Pi42 Co-Founders Advocate Derivatives and Futures Trading as Tax-Efficient Solution to Boost Crypto Engagement in India

Crypto Industry Leaders Criticize Tax System for Disincentivizing Investors in India

In India, the crypto industry faces significant hurdles due to stringent tax regulations, which have contributed to a subdued growth trajectory. Recognizing the need for innovative solutions to address this challenge, industry leaders advocate for the adoption of futures trading in the crypto sector. Nischal Shetty and Avinash Shekhar, prominent figures in India’s Web3 landscape, emphasized the detrimental impact of the country’s crypto tax regime on investor participation. Speaking to Gadgets360, they underscored the importance of introducing services that alleviate tax concerns and foster greater interest in cryptocurrencies, despite their inherent volatility.

Drawing upon their experience, Shekhar and Shetty pointed to the success of crypto derivatives in capturing a significant share of trading volume. This success, coupled with growing demand for sophisticated trading tools within the crypto ecosystem, prompted the recent announcement of their futures exchange platform, ‘Pi42.’ Shetty emphasized the maturation of the crypto market and the increasing appetite for derivatives trading among Indian investors, highlighting the opportune timing for the launch of Pi42.

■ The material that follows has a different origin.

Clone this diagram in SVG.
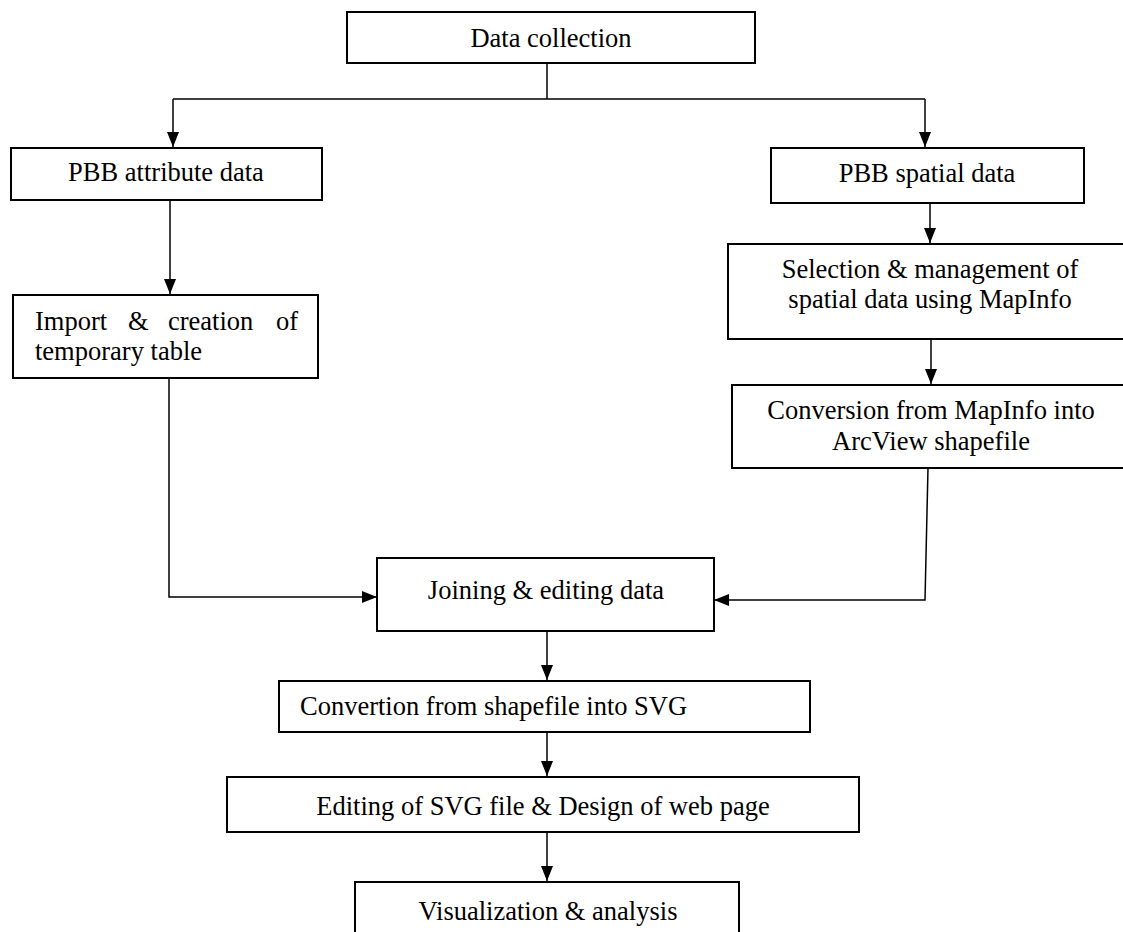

Elaborating on his point, the former ZebPay CEO noted that India contributed 90.7 billion smart contracts in the global derivates market in 2023 in derivative trading. In this type of trading, an underlaying asset provides the value for the derivatives, letting traders guess the price movements of the underlaying assets and finally going for the trade.

In spot trading transactions, holders trade on the current prices of tokens and pay one percent TDS on each transaction, whereas in derivatives and futures trading, holders can keep the assets with them longer – waiting for the asset to reach the speculated price point. Doing this, helps the traders save up on the one percent TDS deduction that they face in spot trading.

 

 

“We are at the potential brink of a bull market. We feel it’s important to create avenues for investors who want to participate in the crypto market in a tax efficient way. The idea for derivatives trading fits perfectly as this way, investors don’t have to directly own crypto if they don’t wish to but don’t want to be left behind either. It’s a great way to give them a glimpse into all the action happening in the crypto market,” WazirX’s Shetty

“Futures and derivatives are already a growing area of interest with lower spread and highly liquid markets. The modern-day investor is aware, well read and tech savvy. There are investors who know how to build a diversified portfolio to achieve financial security. The affinity towards virtual digital asses has grown owing to its decentralised ecosystem, and various use cases is what has sustained the interest of users,” Shekhar added.

Both the industry veterans are aiming to expand their Pi42 Futures trading exchange to other international locations now that it has debuted in India and capitalise on the demand of alternatives to traditional assets trading.